I mean there are people with a disability who have severe physical disabilities who go out in the community and do not even have toilet facilities. Even when they have accessible toilets they have to get changed on the floor with their head wedged near a toilet bowl. Yet Changing Places toilets offer a solution but the roll out of these facilities is painfully slow.
I will say it again – What’s the use of a program to enhance community participation when that community still is largely inaccessible? I mean only two people in a wheelchair can fly on any one flight at a time. How humiliating is that? If these things are not a human rights issues, I don’t know what is! So AL, what are the AHRC gonna do about this?
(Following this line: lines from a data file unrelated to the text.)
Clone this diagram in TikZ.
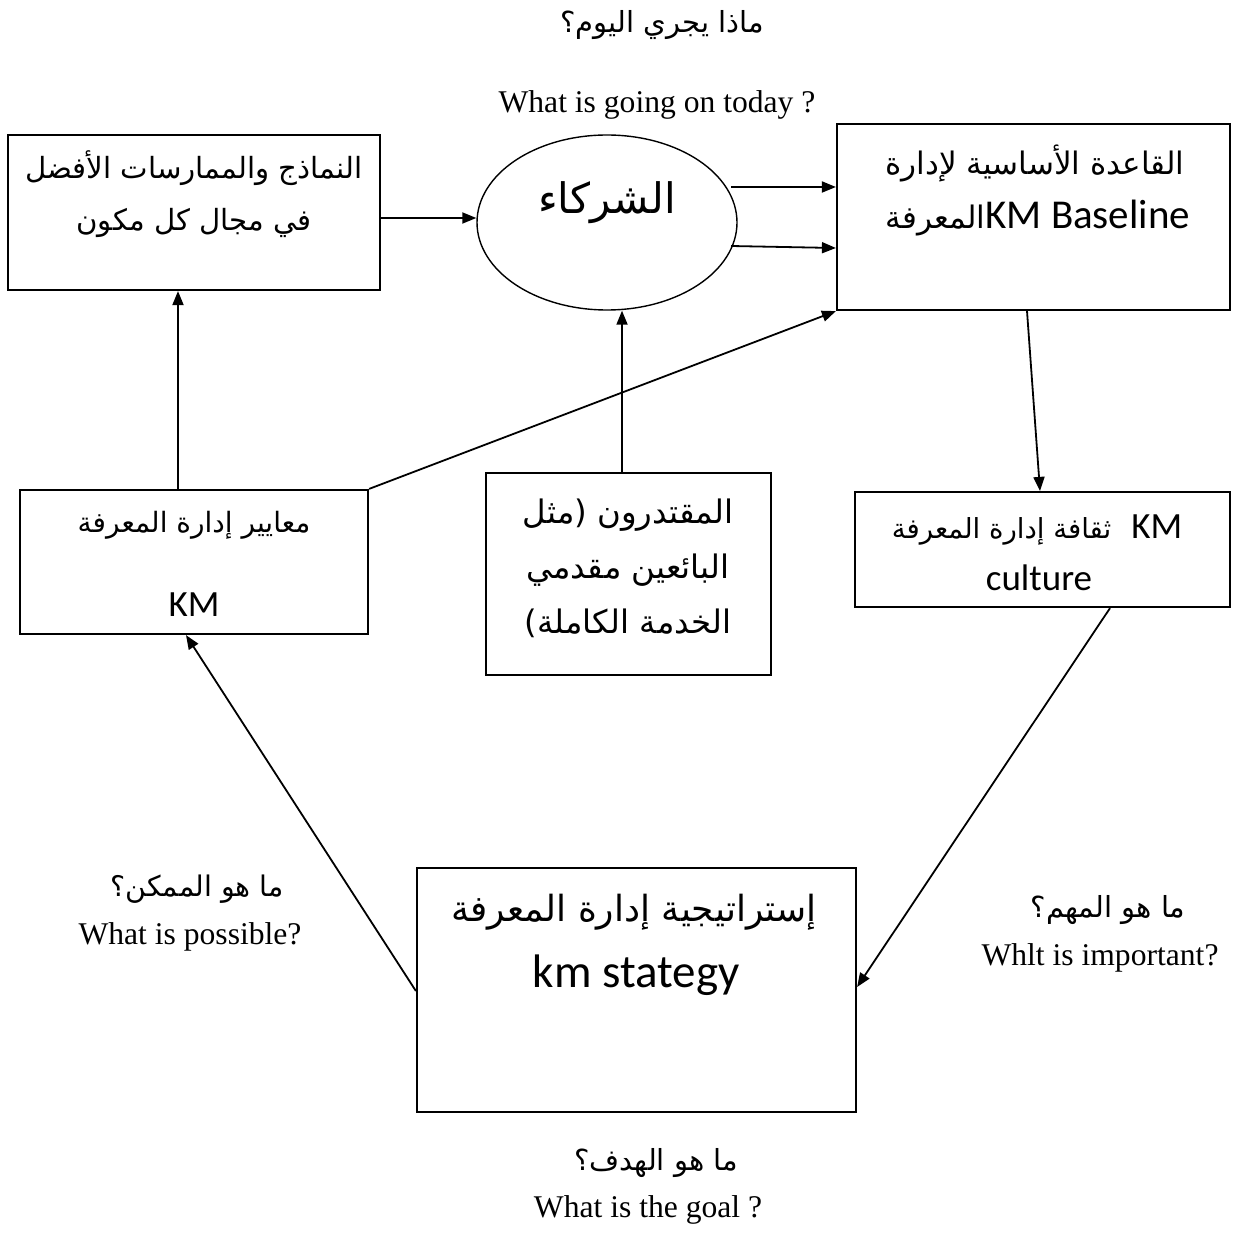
\documentclass[tikz,border=0pt]{standalone}
\usepackage{fontspec}
\setmainfont{Liberation Serif}
\newfontfamily\arabicfont[Script=Arabic]{DejaVu Sans}
\newfontfamily\calfont{Carlito}
\TeXXeTstate=1
\usetikzlibrary{arrows.meta,shapes.geometric}

% right-to-left Arabic run
\newcommand{\artxt}[1]{{\arabicfont\beginR #1\endR}}
\newcommand{\fsz}[2]{\fontsize{#1pt}{#2pt}\selectfont}

\begin{document}
\begin{tikzpicture}[x=0.5pt,y=-0.5pt,
  box/.style={draw, line width=1.1pt, inner sep=0pt, rectangle},
  oval/.style={draw, line width=0.7pt, inner sep=0pt, ellipse},
  arr/.style={-{Triangle[length=7pt,width=5.5pt]}, line width=0.9pt},
  txt/.style={inner sep=0pt, align=center},
  eng/.style={txt, font=\fsz{15.8}{18}},
]
\useasboundingbox (0,0) rectangle (1232,1240);
\fill[white] (0,0) rectangle (1232,1240);

% boxes and the partners ellipse
\node[box, minimum width=186pt, minimum height=77.5pt] (b1) at (194,212.5) {};
\node[oval, minimum width=130pt, minimum height=87.5pt] (el) at (607,222.5) {};
\node[box, minimum width=196.5pt, minimum height=93pt] (b2) at (1033.5,217) {};
\node[box, minimum width=174pt, minimum height=72pt] (b4) at (194,562) {};
\node[box, minimum width=142.5pt, minimum height=101pt] (b5) at (628.5,574) {};
\node[box, minimum width=187.5pt, minimum height=57.5pt] (b6) at (1042.5,549.5) {};
\node[box, minimum width=219.5pt, minimum height=122pt] (b7) at (636.5,990) {};

% texts inside the shapes
\node[txt, font={\fsz{14.6}{26}}] (t1) at (194,194)
  {\artxt{النماذج والممارسات الأفضل}\\\artxt{في مجال كل مكون}};
\node[txt, font={\fsz{21}{25}}] (tel) at (607,203) {\artxt{الشركاء}};
\node[txt, font={\fsz{15.5}{18}}] (t2a) at (1035,163) {\artxt{القاعدة الأساسية لإدارة}};
\node[txt] (t2b) at (1038,218)
  {{\fsz{15.5}{18}\artxt{المعرفة}}{\calfont\fsz{20.5}{24}KM Baseline}};
\node[txt, font={\fsz{14}{18}}] (t4a) at (194,525) {\artxt{معايير إدارة المعرفة}};
\node[txt, font={\calfont\fsz{18.5}{22}}] (t4b) at (194,605) {KM};
\node[txt, font={\fsz{16.2}{27.5}}] (t5) at (628,568)
  {\artxt{المقتدرون (مثل}\\\artxt{البائعين مقدمي}\\\artxt{الخدمة الكاملة)}};
\node[txt] (t6a) at (1037,530)
  {{\fsz{13.8}{18}\artxt{ثقافة إدارة المعرفة}}\hspace{10pt}{\calfont\fsz{18.5}{22}KM}};
\node[txt, font={\calfont\fsz{18.5}{22}}] (t6b) at (1039,578) {culture};
\node[txt, font={\fsz{18}{22}}] (t7a) at (634,912) {\artxt{إستراتيجية إدارة المعرفة}};
\node[txt, font={\calfont\fsz{23.5}{28}}] (t7b) at (636,975) {km stategy};

% question labels
\node[txt, font={\fsz{14.5}{18}}] (q1a) at (662,25) {\artxt{ماذا يجري اليوم؟}};
\node[eng] (q1b) at (657,105) {What is going on today ?};
\node[txt, font={\fsz{14.2}{18}}] (q2a) at (197,889) {\artxt{ما هو الممكن؟}};
\node[eng] (q2b) at (190,937) {What is possible?};
\node[txt, font={\fsz{14.5}{18}}] (q3a) at (1108,910) {\artxt{ما هو المهم؟}};
\node[eng] (q3b) at (1100,958) {Whlt is important?};
\node[txt, font={\fsz{14.5}{18}}] (q4a) at (656,1163) {\artxt{ما هو الهدف؟}};
\node[eng] (q4b) at (648,1210) {What is the goal ?};

% connectors
\coordinate (e1) at (731,187);
\coordinate (e2) at (731,246);
\draw[arr] (b1.east |- 0,218) -- (el.west |- 0,218);
\draw[arr] (e1) -- (b2.west |- e1);
\draw[arr] (e2) -- (b2.west |- 0,248);
\draw[arr] (178,0 |- b4.north) -- (178,0 |- b1.south);
\draw[arr] (622,0 |- b5.north) -- (622,0 |- el.south);
\draw[arr] (b4.north east) -- (b2.south west);
\draw[arr] (1027,0 |- b2.south) -- (1040,0 |- b6.north);
\draw[arr] (1110,0 |- b6.south) -- (b7.east |- 0,987);
\draw[arr] (b7.west |- 0,991) -- (186,0 |- b4.south);
\end{tikzpicture}
\end{document}
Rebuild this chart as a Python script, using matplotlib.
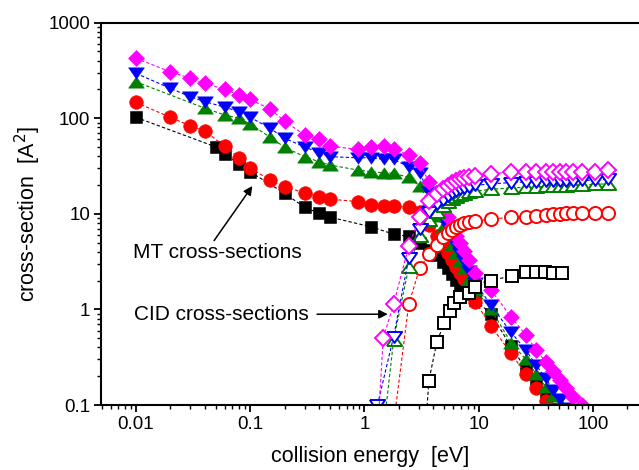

But seriously, how many people with a disability have to get abused before there is a Royal Commission? You would have seen and been appalled by the 4 Corners report into the abuse of people with a disability. It’s not new this abuse. Many organisations have been exposed. Its been talked about for years. I cannot fathom how abusers of people with a disability can get off simply because prosecutors decree that people with a disability make unreliable witnesses in court.
What really galls me is that known abusers actually are still working in the system. How can this be? I cannot fathom the cover ups. I cannot Fathom how people can put reputations and dollars before abuse of people with a disability. But it is happening. It is horrific.
Your boss, Gillian Trigg’s, was brilliant with children in detention. She went out on a limb for them. She copped scandalous abuse from your political master. (I cant even say his name without feeling sick) Pink Batts warranted a Royal Commission. Abuse of kids by the Catholic Church warranted a Royal Commission. I’m not saying none of these commissions were warranted but why isn’t something similar being mooted for people with a disability who are systematic victims of abuse in Government funded facilities? But the Government’s response to a call for a Royal Commission into this abuse has been a flat NO!
Will the AHRC take up the cause. As I said, if Ms Triggs can fight so hard for the children in detention, surely this warrants a similar response for abused people with a disability within these facilities. It should and it must!
And then of course, Al, there is the dreadful Disability Discrimination Act (DDA). A law that relies on complaints, good will and a prayer that offenders will come on board. It was never going to work. Especially when the only real way to get change is usually to go to court and at great expense. Given that 45% of people with a disability are in poverty how many can afford that???
The DDA was wonderful in its day but the day has long passed. History tells us that most big organisations and offenders piss on the DDA. They piss on it because it is pathetically weak. The AHRC needs to acknowledge this and campaign to give the law some teeth. Big fines and even gaol time for big and repeat offenders are the only way to go. And please get rid of that stupid exemption thing, particularly for big and wealthy corporations. A multi-billion dollar oragnisation should never be given exemption to discriminate EVER. If you want to see what a strong legislation and jurisdiction can achieve just look at the type of access that Netflix has been ordered to and does provide. Change is long overdue!
So Al, that is off my chest. There is clearly much to be done. I’ve known you for a very long time and I know that you are up to the challenge. If you need a right-hand person who is also up to the challenge just give me a call – Advocacy is my thing! In the mean time I promise not to say a word tonight, see you at dinner. Oh! By the way, the houseboat thing, remind me tonight!